Councilmembers spent the bulk of the discussion on two topics: whether the city could lawfully expand the measure beyond protections for children and dependent adults to cover adults who are inadvertently exposed (for example, bus drivers, teachers or health‑care workers who come into contact with airborne or residue exposures), and whether the city is legally preempted from enacting rules that conflict with state controlled‑substances law.
Councilmember Josephine Merkel urged the council to consider those workplace and nonpublic‑use exposures. "I'd really like to include that . . . those exposures may not be considered in public," she said, citing scenarios such as a bus driver inspecting seats after a shift or a nurse exposed while making rounds.
Meadey said the city drafted the ordinance specifically to avoid creating a conflict with state law. He explained that current state law on endangerment tied to methamphetamine is a felony and that the city cannot adopt felonies; the local measure is drafted as a gross misdemeanor to address opioids and fentanyl while leaving methamphetamine felony language to the state. He also noted the Uniform Controlled Substances Act (RCW 69.50) contains preemption provisions that limit local governments from regulating possession or use in ways that conflict with state law.

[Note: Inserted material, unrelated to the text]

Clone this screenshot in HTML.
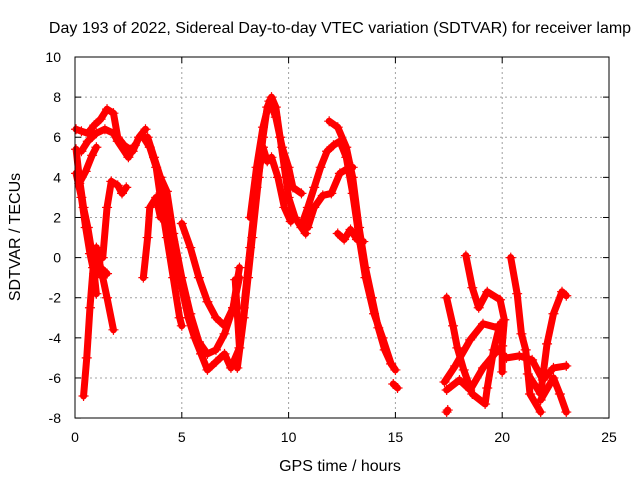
<!DOCTYPE html>
<html><head><meta charset="utf-8"><style>
body{margin:0;background:#fff}
svg{display:block;font-family:"Liberation Sans",sans-serif}
</style></head><body>
<svg id="chart" width="640" height="480">
<text x="340" y="33" text-anchor="middle" font-size="16">Day 193 of 2022, Sidereal Day-to-day VTEC variation (SDTVAR) for receiver lamp</text>
<text x="340" y="471" text-anchor="middle" font-size="16">GPS time / hours</text>
<text transform="translate(20,237) rotate(-90)" text-anchor="middle" font-size="16">SDTVAR / TECUs</text>
<g id="grid"></g><g id="ticks"></g><g id="marks"></g>
<rect x="75" y="57" width="534" height="361" fill="none" stroke="#000" stroke-width="1"/>
</svg>
<script>
const xTicks=[0,5,10,15,20,25];
const yTicks=[-8,-6,-4,-2,0,2,4,6,8,10];
const tracks=[
[[0.05,5.4],[0.2,4],[0.4,2.5],[0.6,1.5],[0.8,0.2],[1.0,-0.5],[1.3,-1],[1.5,-2],[1.8,-3.6]],
[[0.4,-6.9],[0.55,-5],[0.7,-2.5],[0.85,-0.5],[1.0,0.5],[1.2,-0.5],[1.5,-0.8]],
[[0.05,4.2],[0.3,3.0],[0.5,1.5],[0.7,0.2],[0.9,-0.8],[1.0,-1.8]],
[[0.05,6.4],[0.3,6.3],[0.6,6.2],[0.9,6.6],[1.2,6.9],[1.5,7.4],[1.8,7.2],[2.0,6.0],[2.3,5.6],[2.7,5.3],[3.0,6.0],[3.3,6.4]],
[[0.3,5.3],[0.6,5.8],[1.0,6.2],[1.4,6.4],[1.8,6.2],[2.0,5.8],[2.5,5.0],[2.8,5.6]],
[[0.2,3.7],[0.5,4.3],[0.8,5.1],[1.0,5.5]],
[[1.3,0],[1.5,2.5],[1.7,3.8],[2.0,3.6],[2.2,3.2],[2.4,3.5]],
[[3.2,-1],[3.4,1],[3.5,2.5],[3.8,3],[4.0,2]],
[[3.2,6.0],[3.5,5.5],[3.8,4.5],[4.0,3],[4.3,1],[4.6,-1],[4.9,-3],[5.0,-3.4]],
[[3.4,6.0],[3.7,5.0],[4.0,4.0],[4.3,2.5],[4.6,0.8],[5.0,-1.5],[5.3,-3.0],[5.6,-4.0],[5.9,-4.8],[6.2,-5.6],[6.6,-5.2],[7.0,-4.8],[7.3,-5.5],[7.7,-4.5],[7.5,-1.1]],
[[4.0,4.0],[4.3,3.3],[4.6,1.2],[5.0,-1.0],[5.4,-2.8],[5.8,-4.2],[6.2,-4.8],[6.6,-4.6],[7.0,-3.8],[7.4,-2.5],[7.7,-0.5]],
[[5.0,1.7],[5.4,0.5],[5.8,-1],[6.2,-2.2],[6.6,-3.0],[7.0,-3.4],[7.4,-2.5],[7.7,-1]],
[[7.6,-5.5],[7.9,-3],[8.1,-1],[8.3,1],[8.6,4],[8.8,6],[9.0,7.5],[9.2,8.0],[9.4,7.5],[9.6,6],[9.8,4.5],[10.0,3],[10.3,2],[10.6,1.5],[10.8,1.2]],
[[7.9,-2.5],[8.2,0.5],[8.5,3.5],[8.8,5.5],[9.0,4.8],[9.2,5.0],[9.5,4],[9.8,2.5],[10.1,1.8]],
[[8.2,2],[8.5,4.5],[8.8,6.5],[9.1,7.8],[9.4,7.0],[9.7,5.5],[10.0,4.5],[10.2,3.5],[10.6,3.2]],
[[11.9,6.8],[12.3,6.5],[12.7,5.5],[13.0,4],[13.3,1.5],[13.6,-0.5],[13.9,-2],[14.2,-3.5],[14.5,-4.6],[14.8,-5.3],[15.0,-5.6]],
[[10.6,1.6],[10.9,2.5],[11.2,3.5],[11.5,4.5],[11.8,5.3],[12.1,5.6],[12.4,5.8],[12.7,5.0],[13.0,3.2],[13.3,1],[13.6,-1],[14.0,-2.8],[14.4,-4],[14.8,-5.3]],
[[10.9,1.5],[11.2,2.5],[11.6,3.1],[12.0,3.2],[12.4,4.2],[12.7,4.4],[13.0,4.5]],
[[12.3,1.2],[12.6,0.9],[12.9,1.4],[13.2,0.9],[13.5,0.8]],
[[14.9,-6.3],[15.1,-6.5]],
[[18.3,0.1],[18.6,-1.5],[18.9,-2.5],[19.3,-1.7],[19.9,-2.1],[20.1,-3.1],[20.0,-4.4],[20.0,-5.7]],
[[20.4,0],[20.7,-1.8],[20.9,-3.8],[21.1,-4.6],[21.3,-6.8],[21.8,-7.7]],
[[17.4,-2],[17.7,-3.4],[17.9,-4.5],[18.2,-5.6],[18.6,-6.8],[19.2,-7.3],[19.3,-6.5],[19.6,-4.6],[19.9,-3.3]],
[[17.3,-6.2],[17.8,-5.4],[18.5,-4.1],[19.1,-3.3],[19.8,-3.5],[20.0,-3.4]],
[[17.4,-6.6],[18.0,-6.1],[18.5,-6.6],[19.1,-5.5],[19.8,-4.6],[20.2,-5.0],[20.8,-4.9],[21.4,-5.1],[21.9,-6.1],[22.4,-5.5],[23.0,-5.4]],
[[21.2,-5.8],[21.8,-6.8],[22.1,-4.3],[22.4,-2.8],[22.8,-1.7],[23.0,-1.9]],
[[21.8,-7.1],[22.4,-6.0],[22.7,-6.8],[23.0,-7.7]],
[[17.4,-7.7],[17.45,-7.6]]
];
const X=t=>75+t*21.36;
const Y=v=>57+(10-v)*20.06;
const NS="http://www.w3.org/2000/svg";
const mk=(tag,attrs,parent)=>{const e=document.createElementNS(NS,tag);for(const k in attrs)e.setAttribute(k,attrs[k]);parent.appendChild(e);return e;};
const grid=document.getElementById('grid'),ticks=document.getElementById('ticks'),marks=document.getElementById('marks');
xTicks.forEach(t=>{
 if(t>0&&t<25){const g=mk('line',{x1:X(t),x2:X(t),y1:57,y2:418,stroke:'#a0a0a0','stroke-dasharray':'2,3'},grid);
 
 }
 mk('line',{x1:X(t),x2:X(t),y1:418,y2:412,stroke:'#000'},ticks);
 mk('line',{x1:X(t),x2:X(t),y1:57,y2:63,stroke:'#000'},ticks);
 const l=mk('text',{x:X(t),y:442,'text-anchor':'middle','font-size':14},ticks);l.textContent=t;
 
 
});
yTicks.forEach(v=>{
 if(v>-8&&v<10){const g=mk('line',{x1:75,x2:609,y1:Y(v),y2:Y(v),stroke:'#a0a0a0','stroke-dasharray':'2,3'},grid);
 
 }
 mk('line',{x1:75,x2:81,y1:Y(v),y2:Y(v),stroke:'#000'},ticks);
 mk('line',{x1:603,x2:609,y1:Y(v),y2:Y(v),stroke:'#000'},ticks);
 const l=mk('text',{x:61,y:Y(v)+5,'text-anchor':'end','font-size':14},ticks);l.textContent=v;
 
 
});
tracks.forEach((tr,i)=>{
 const p=mk('polyline',{points:tr.map(d=>X(d[0])+','+Y(d[1])).join(' '),fill:'none',stroke:'#ff0000','stroke-width':7,'stroke-linejoin':'round','stroke-linecap':'round'},marks);
 
 
 tr.forEach(d=>{
  const m=mk('path',{d:`M${X(d[0])-5},${Y(d[1])}h10M${X(d[0])},${Y(d[1])-5}v10`,stroke:'#ff0000','stroke-width':1.2},marks);
  
  
 });
});
</script>
</body></html>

Councilmembers asked staff to research whether the city can lawfully include adults unintentionally exposed to controlled substances, and to return with proposed language or a legal explanation if inclusion is not feasible. Deputy Mayor Hatenberg said the item will be the first order of business at the council's July 8 meeting.
Public commenters on the item and related public safety topics spoke during the meeting but the council did not adopt the ordinance Tuesday. The motion to adopt was put on hold by a successful motion to table; council members asked staff to bring back a clearer draft and an analysis of preemption and potential liability.
The council did not adopt final penalties or vote on the ordinance’s substance; all substantive decisions on wording, penalties and which populations the ordinance would cover will be determined after staff returns with the requested information.
(Reporting note: direct quotations and ordinance text in this story are taken from the city attorney’s presentation during the June 24, 2025 Spokane Valley City Council meeting.)